Some of the earth's oldest rock lies at the bottom of the Grand Canyon. Thousands of feet thick, the rock is made up of sediments. About 300 million years after it formed, monumental geologic forces lifted the rock back up into a great range of mountains that may have been six miles high, or about the height of the Himalayas.
Over time, the mountains eroded into a plain. About one billion years ago, that plain was raised into a second mountain range. These mountains were also worn away by millions of years of rain, wind and frost.
During later ages, the entire region sank beneath an inland sea, with primitive shellfish fossilizing in sea bottoms that eventually hardened to shale.
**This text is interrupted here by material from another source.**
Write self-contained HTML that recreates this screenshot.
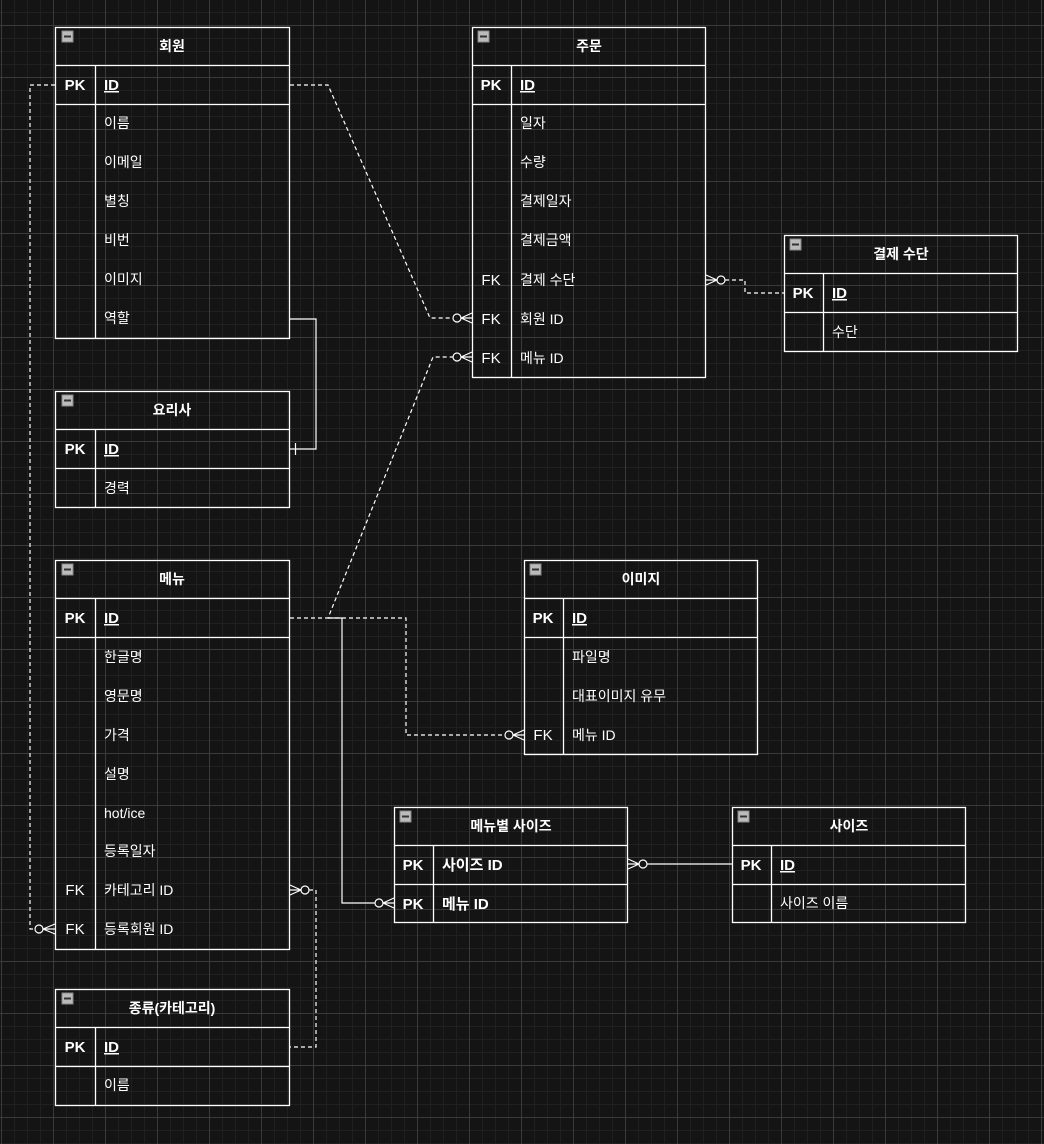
<!DOCTYPE html>
<html><head><meta charset="utf-8"><style>
html,body{margin:0;padding:0}
body{width:1044px;height:1144px;overflow:hidden;background-color:#141414;
background-image:
linear-gradient(#3a3a3a 1px,transparent 1px),
linear-gradient(90deg,#3a3a3a 1px,transparent 1px),
linear-gradient(#202020 1px,transparent 1px),
linear-gradient(90deg,#202020 1px,transparent 1px);
background-size:52px 52px,52px 52px,13px 13px,13px 13px;
background-position:0 25px,1px 0,0 12px,1px 0;
font-family:"Liberation Sans","Noto Sans CJK KR",sans-serif;color:#fff;position:relative}
svg{position:absolute;left:0;top:0}
</style></head><body>
<svg width="1044" height="1144" xmlns="http://www.w3.org/2000/svg" font-family="Liberation Sans, Noto Sans CJK KR, sans-serif" fill="#fff">
<defs>
<g id="mn"><rect x="0" y="0" width="11" height="11" fill="#bbb" stroke="#888"/><rect x="2" y="4.5" width="7" height="2" fill="#333"/></g>
</defs>
<g stroke="#fff" stroke-width="1.3" fill="none">
<!-- tables outlines -->
<!-- 회원 -->
<rect x="55.5" y="27.5" width="234" height="311"/><line x1="55" y1="65.5" x2="290" y2="65.5"/><line x1="55" y1="104.5" x2="290" y2="104.5"/><line x1="95.5" y1="65" x2="95.5" y2="338"/>
<!-- 주문 -->
<rect x="472.5" y="27.5" width="233" height="350"/><line x1="472" y1="65.5" x2="706" y2="65.5"/><line x1="472" y1="104.5" x2="706" y2="104.5"/><line x1="511.5" y1="65" x2="511.5" y2="377"/>
<!-- 결제 수단 -->
<rect x="784.5" y="235.5" width="233" height="116"/><line x1="784" y1="273.5" x2="1018" y2="273.5"/><line x1="784" y1="312.5" x2="1018" y2="312.5"/><line x1="823.5" y1="273" x2="823.5" y2="351"/>
<!-- 요리사 -->
<rect x="55.5" y="391.5" width="234" height="116"/><line x1="55" y1="429.5" x2="290" y2="429.5"/><line x1="55" y1="468.5" x2="290" y2="468.5"/><line x1="95.5" y1="429" x2="95.5" y2="507"/>
<!-- 메뉴 -->
<rect x="55.5" y="560.5" width="234" height="389"/><line x1="55" y1="598.5" x2="290" y2="598.5"/><line x1="55" y1="637.5" x2="290" y2="637.5"/><line x1="95.5" y1="598" x2="95.5" y2="949"/>
<!-- 이미지 -->
<rect x="524.5" y="560.5" width="233" height="194"/><line x1="524" y1="598.5" x2="758" y2="598.5"/><line x1="524" y1="637.5" x2="758" y2="637.5"/><line x1="563.5" y1="598" x2="563.5" y2="754"/>
<!-- 메뉴별 사이즈 -->
<rect x="394.5" y="807.5" width="233" height="115"/><line x1="394" y1="845.5" x2="628" y2="845.5"/><line x1="394" y1="884.5" x2="628" y2="884.5"/><line x1="433.5" y1="845" x2="433.5" y2="922"/>
<!-- 사이즈 -->
<rect x="732.5" y="807.5" width="233" height="115"/><line x1="732" y1="845.5" x2="966" y2="845.5"/><line x1="732" y1="884.5" x2="966" y2="884.5"/><line x1="771.5" y1="845" x2="771.5" y2="922"/>
<!-- 종류 -->
<rect x="55.5" y="989.5" width="234" height="116"/><line x1="55" y1="1027.5" x2="290" y2="1027.5"/><line x1="55" y1="1066.5" x2="290" y2="1066.5"/><line x1="95.5" y1="1027" x2="95.5" y2="1105"/>
</g>
<!-- connectors -->
<g stroke="#fff" stroke-width="1.2" fill="none">
<g stroke-dasharray="4,3">
<polyline points="290,85 328,85 430,318 453,318"/>
<polyline points="55,85 30,85 30,929 34,929"/>
<polyline points="290,618 328,618 433,357 453,357"/>
<polyline points="328,618 406,618 406,735 505,735"/>
<polyline points="725,280 745,280 745,293 784,293"/>
<polyline points="309,890 316,890 316,1047 290,1047"/>
</g>
<polyline points="290,319 316,319 316,449 290,449"/>
<line x1="295.5" y1="443" x2="295.5" y2="455"/>
<polyline points="328,618 342,618 342,903 375,903"/>
<line x1="647" y1="864" x2="732" y2="864"/>
<!-- crowfoots: left-facing (end at table left edge) -->
<g>
<circle cx="457" cy="318" r="4"/><path d="M461,318 L472,313 M461,318 L472,318 M461,318 L472,323"/>
<circle cx="457" cy="357" r="4"/><path d="M461,357 L472,352 M461,357 L472,357 M461,357 L472,362"/>
<circle cx="39" cy="929" r="4"/><path d="M43,929 L55,924 M43,929 L55,929 M43,929 L55,934"/>
<circle cx="509" cy="735" r="4"/><path d="M513,735 L524,730 M513,735 L524,735 M513,735 L524,740"/>
<circle cx="379" cy="903" r="4"/><path d="M383,903 L394,898 M383,903 L394,903 M383,903 L394,908"/>
<!-- right-facing -->
<circle cx="721" cy="280" r="4"/><path d="M717,280 L706,275 M717,280 L706,280 M717,280 L706,285"/>
<circle cx="643" cy="864" r="4"/><path d="M639,864 L628,859 M639,864 L628,864 M639,864 L628,869"/>
<circle cx="305" cy="890" r="4"/><path d="M301,890 L290,885 M301,890 L290,890 M301,890 L290,895"/>
</g>
</g>
<!-- minus icons -->
<use href="#mn" x="62" y="31"/><use href="#mn" x="478" y="31"/><use href="#mn" x="790" y="239"/>
<use href="#mn" x="62" y="395"/><use href="#mn" x="62" y="564"/><use href="#mn" x="530" y="564"/>
<use href="#mn" x="400" y="811"/><use href="#mn" x="738" y="811"/><use href="#mn" x="62" y="993"/>
<!-- text -->
<g font-size="14" font-weight="bold" text-anchor="middle">
<text x="172" y="51">회원</text><text x="589" y="51">주문</text><text x="901" y="259">결제 수단</text>
<text x="172" y="415">요리사</text><text x="172" y="584">메뉴</text><text x="641" y="584">이미지</text>
<text x="511" y="831">메뉴별 사이즈</text><text x="849" y="831">사이즈</text><text x="172" y="1013">종류(카테고리)</text>
</g>
<g font-size="15" font-weight="bold" text-anchor="middle">
<text x="75" y="90">PK</text><text x="491" y="90">PK</text><text x="803" y="298">PK</text>
<text x="75" y="454">PK</text><text x="75" y="623">PK</text><text x="543" y="623">PK</text>
<text x="413" y="870">PK</text><text x="413" y="909">PK</text><text x="751" y="870">PK</text><text x="75" y="1052">PK</text>
</g>
<g font-size="15" font-weight="bold" text-decoration="underline">
<text x="104" y="90">ID</text><text x="520" y="90">ID</text><text x="832" y="298">ID</text>
<text x="104" y="454">ID</text><text x="104" y="623">ID</text><text x="572" y="623">ID</text>
<text x="780" y="870">ID</text><text x="104" y="1052">ID</text>
</g>
<g font-size="15" font-weight="bold"><text x="442" y="870">사이즈 ID</text><text x="442" y="909">메뉴 ID</text></g>
<g font-size="15" text-anchor="middle">
<text x="491" y="285">FK</text><text x="491" y="324">FK</text><text x="491" y="363">FK</text>
<text x="75" y="895">FK</text><text x="75" y="934">FK</text><text x="543" y="740">FK</text>
</g>
<g font-size="14">
<text x="104" y="128">이름</text><text x="104" y="167">이메일</text><text x="104" y="206">별칭</text><text x="104" y="245">비번</text><text x="104" y="284">이미지</text><text x="104" y="323">역할</text>
<text x="520" y="128">일자</text><text x="520" y="167">수량</text><text x="520" y="206">결제일자</text><text x="520" y="245">결제금액</text><text x="520" y="285">결제 수단</text><text x="520" y="324">회원 ID</text><text x="520" y="363">메뉴 ID</text>
<text x="832" y="337">수단</text>
<text x="104" y="493">경력</text>
<text x="104" y="662">한글명</text><text x="104" y="701">영문명</text><text x="104" y="740">가격</text><text x="104" y="779">설명</text><text x="104" y="818">hot/ice</text><text x="104" y="856">등록일자</text><text x="104" y="895">카테고리 ID</text><text x="104" y="934">등록회원 ID</text>
<text x="572" y="662">파일명</text><text x="572" y="701">대표이미지 유무</text><text x="572" y="740">메뉴 ID</text>
<text x="780" y="908">사이즈 이름</text>
<text x="104" y="1090">이름</text>
</g>
</svg>
</body></html>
Eons later, the region rose again as a high plateau; the former sea bottom was now on top and the ancient rocks below.
This is when the Colorado River went to work, first cutting into the upper layers about six million years ago. Carving inch by inch over the millennia, the river finally reached the oldest rocks nearly a mile below the surface.
Grand Canyon History: Inhabitants and Exploration
People lived in the canyon centuries ago, but the first Europeans to explore the area were 13 members of Coronado's expedition, who arrived around 1540. One wrote a letter of disgust because his expedition had encountered an unbridgeable barrier to further exploration of the Grand Canyon. In the 1850s, the U.S. Army sent a surveying party into the area, and in 1869, John Wesley Powell, a one-armed Major, became the first modern explorer in the canyon's history.
Powell set out with a small party in four boats to explore as much of the length of the Colorado River and the canyon as he could. It was an exciting journey that cost the Major two of his boats. But he proved that the canyon could be explored.
Accounts of his bold river run were widely published, leading to an increased public interest in the Southwest. By the 1880s, a prospector named John Hance, who was known for his quick wit and tall tales, had begun leading sightseeing parties into the canyon.
Hance's legacy lives on today. The Grand Canyon, with its rich geological history and its stunning views, is one of the world's most popular sightseeing destinations.